The Oregon Department of Agriculture has clarified some of its rules about what needs to be sold as biodiesel. The agency says it sent notices to more than 400 retailers that they can’t market diesel with 6 to 20 percent biodiesel as “diesel.”
“We have investigated a number of consumer complaints alleging that certain retail fuel establishments are advertising diesel on their street signs at a significant discount relative to the competition,” says Steve Harrington, ODA’s Weights and Measures Program Manager. “When the consumer pulls in to fill up, they find out they are getting B20 and not the normal B5 diesel. B20 does not meet the legal specification for diesel and may not be marketed as such.”

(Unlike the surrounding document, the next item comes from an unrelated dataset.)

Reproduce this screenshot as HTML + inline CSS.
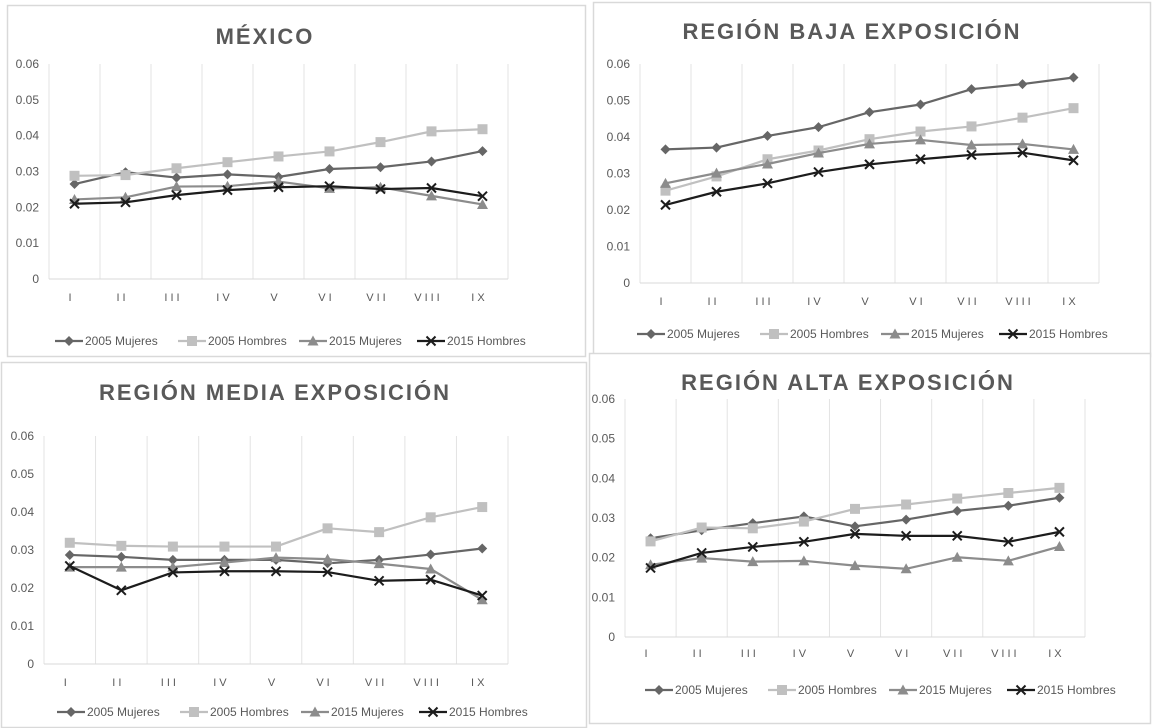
<!DOCTYPE html>
<html><head><meta charset="utf-8">
<style>
html,body{margin:0;padding:0;background:#fff;}
svg{display:block;font-family:"Liberation Sans",sans-serif;}
</style></head>
<body>
<svg id="fig" width="1154" height="728" viewBox="0 0 1154 728" xmlns="http://www.w3.org/2000/svg"></svg>
<script>
const categories = ["I","II","III","IV","V","VI","VII","VIII","IX"];
const yTicks = [0,0.01,0.02,0.03,0.04,0.05,0.06];
const yTickLabels = ["0","0.01","0.02","0.03","0.04","0.05","0.06"];
const seriesNames = ["2005 Mujeres","2005 Hombres","2015 Mujeres","2015 Hombres"];

const mexM05 = [0.0265,0.0298,0.0283,0.0292,0.0285,0.0307,0.0312,0.0328,0.0357];
const mexH05 = [0.0288,0.0290,0.0309,0.0326,0.0342,0.0356,0.0382,0.0412,0.0418];
const mexM15 = [0.0222,0.0228,0.0258,0.0259,0.0272,0.0253,0.0256,0.0232,0.0208];
const mexH15 = [0.0210,0.0214,0.0234,0.0248,0.0256,0.0259,0.0251,0.0254,0.0231];

const bajaM05 = [0.0366,0.0371,0.0403,0.0427,0.0468,0.0489,0.0531,0.0545,0.0563];
const bajaH05 = [0.0253,0.0292,0.0339,0.0363,0.0394,0.0415,0.0429,0.0453,0.0479];
const bajaM15 = [0.0273,0.0301,0.0326,0.0356,0.0381,0.0392,0.0378,0.0381,0.0366];
const bajaH15 = [0.0214,0.0250,0.0273,0.0304,0.0325,0.0339,0.0351,0.0357,0.0336];

const mediaM05 = [0.0287,0.0282,0.0274,0.0274,0.0274,0.0265,0.0274,0.0288,0.0304];
const mediaH05 = [0.0319,0.0311,0.0309,0.0309,0.0309,0.0357,0.0347,0.0386,0.0413];
const mediaM15 = [0.0255,0.0255,0.0255,0.0267,0.0280,0.0276,0.0264,0.0250,0.0169];
const mediaH15 = [0.0258,0.0194,0.0241,0.0244,0.0244,0.0242,0.0219,0.0222,0.0180];

const altaM05 = [0.0249,0.0269,0.0287,0.0304,0.0279,0.0296,0.0318,0.0331,0.0351];
const altaH05 = [0.0241,0.0276,0.0274,0.0291,0.0323,0.0334,0.0349,0.0363,0.0376];
const altaM15 = [0.0182,0.0199,0.0190,0.0192,0.0180,0.0172,0.0201,0.0192,0.0228];
const altaH15 = [0.0174,0.0212,0.0227,0.0240,0.0260,0.0255,0.0255,0.0240,0.0265];

const NS = "http://www.w3.org/2000/svg";
const svg = document.getElementById("fig");
const styles = [
  {color:"#666666", marker:"diamond"},
  {color:"#c0c0c0", marker:"square"},
  {color:"#8c8c8c", marker:"triangle"},
  {color:"#1c1c1c", marker:"x"}
];
function mk(tag, attrs, parent){
  const e = document.createElementNS(NS, tag);
  for (const k in attrs) e.setAttribute(k, attrs[k]);
  (parent||svg).appendChild(e);
  return e;
}
const panels = [
  {key:"mexico", title:"MÉXICO", data:[mexM05,mexH05,mexM15,mexH15],
   box:[7,5,586,357], left:49, right:508, top:64, bottom:279, titleY:44, titleX:285, xlabY:301, legY:345, legX:55},
  {key:"baja", title:"REGIÓN BAJA EXPOSICIÓN", data:[bajaM05,bajaH05,bajaM15,bajaH15],
   box:[593,2,1151,357], left:640, right:1099, top:64, bottom:283, titleY:39, titleX:872, xlabY:305, legY:338, legX:637},
  {key:"media", title:"REGIÓN MEDIA EXPOSICIÓN", data:[mediaM05,mediaH05,mediaM15,mediaH15],
   box:[1,362,587,728], left:44, right:508, top:436, bottom:664, titleY:400, titleX:295, xlabY:686, legY:716, legX:57},
  {key:"alta", title:"REGIÓN ALTA EXPOSICIÓN", data:[altaM05,altaH05,altaM15,altaH15],
   box:[589,353,1151,724], left:625, right:1085, top:399, bottom:637, titleY:390, titleX:868, xlabY:657, legY:694, legX:645}
];
function drawMarker(g, type, x, y, color){
  let m;
  if (type==="diamond") m = mk("polygon",{points:`${x},${y-5} ${x+5},${y} ${x},${y+5} ${x-5},${y}`,fill:color},g);
  else if (type==="square") m = mk("rect",{x:x-5,y:y-5,width:10,height:10,fill:color},g);
  else if (type==="triangle") m = mk("polygon",{points:`${x},${y-5.5} ${x+5.5},${y+4.5} ${x-5.5},${y+4.5}`,fill:color},g);
  else { m = mk("path",{d:`M${x-4.5},${y-4.5}L${x+4.5},${y+4.5}M${x+4.5},${y-4.5}L${x-4.5},${y+4.5}`,stroke:color,"stroke-width":2,fill:"none"},g); }
  
  
}
panels.forEach(p => {
  const g = mk("g",{});
  
  
  const [bx0,by0,bx1,by1] = p.box;
  const bg = mk("rect",{x:bx0+0.5,y:by0+0.5,width:bx1-bx0-1,height:by1-by0-1,fill:"#fff",stroke:"#d9d9d9","stroke-width":1.5},g);
  
  
  const n = categories.length;
  const band = (p.right-p.left)/n;
  const xS = i => p.left + band*(i+0.5);
  const yS = v => p.bottom - (v/0.06)*(p.bottom-p.top);
  for (let i=0;i<=n;i++){
    const x = p.left + band*i;
    const l = mk("line",{x1:x,y1:p.top,x2:x,y2:p.bottom,stroke:"#e3e3e3","stroke-width":1},g);
    
    
  }
  const ax = mk("line",{x1:p.left,y1:p.bottom,x2:p.right,y2:p.bottom,stroke:"#d9d9d9","stroke-width":1},g);
  
  
  yTicks.forEach((t,i) => {
    const tx = mk("text",{x:p.left-10,y:yS(t)+4,"text-anchor":"end","font-size":12,fill:"#595959"},g);
    tx.textContent = yTickLabels[i];
    
    
  });
  categories.forEach((c,i) => {
    const tx = mk("text",{x:xS(i)-3,y:p.xlabY,"text-anchor":"middle","font-size":11,fill:"#595959","letter-spacing":"3"},g);
    tx.textContent = c;
    
    
  });
  const tt = mk("text",{x:p.titleX - 20,y:p.titleY,"text-anchor":"middle","font-size":22,"font-weight":"bold",fill:"#595959","letter-spacing":"2"},g);
  tt.textContent = p.title;
  
  
  p.data.forEach((vals,s) => {
    const st = styles[s];
    const pts = vals.map((v,i)=>`${xS(i)},${yS(v)}`).join(" ");
    const pl = mk("polyline",{points:pts,fill:"none",stroke:st.color,"stroke-width":2.2,"stroke-linejoin":"round"},g);
    
    
    vals.forEach((v,i)=>drawMarker(g, st.marker, xS(i), yS(v), st.color));
  });
  let lx = p.legX;
  const spacing = [123,121,118,120];
  seriesNames.forEach((name,s) => {
    const st = styles[s];
    const lg = mk("g",{},g);
    
    
    mk("line",{x1:lx,y1:p.legY-4,x2:lx+28,y2:p.legY-4,stroke:st.color,"stroke-width":2.2},lg);
    drawMarker(lg, st.marker, lx+14, p.legY-4, st.color);
    const t = mk("text",{x:lx+30,y:p.legY,"font-size":12,fill:"#595959"},lg);
    t.textContent = name;
    lx += spacing[s];
  });
});
</script>
</body></html>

During the 2013 Oregon legislative session, HB 2435 was passed which exempts diesel fuel blended with a minimum of 20 percent biodiesel (B20), derived from used cooking oil, from the state highway excise tax on fuel, which is 30 cents per gallon.
In response, ODA has sent out a notice addressed to all gas stations having licensed dispensers, both retail and card lock, advising them of the legal requirements for advertising B20. Essentially, B20 is required to be clearly advertised both on the street signs and dispensers so that the consumer may make an informed buying decision. If the prominent markings on the dispenser indicate that the product is diesel, then the product must meet with the diesel specification or it will be ordered off sale by ODA until the product labeling is corrected.
The agency says the 30-cent price discount without the tax makes B20 especially attractive for consumers, but officials worry it doesn’t meet some vehicle manufacturers’ specifications.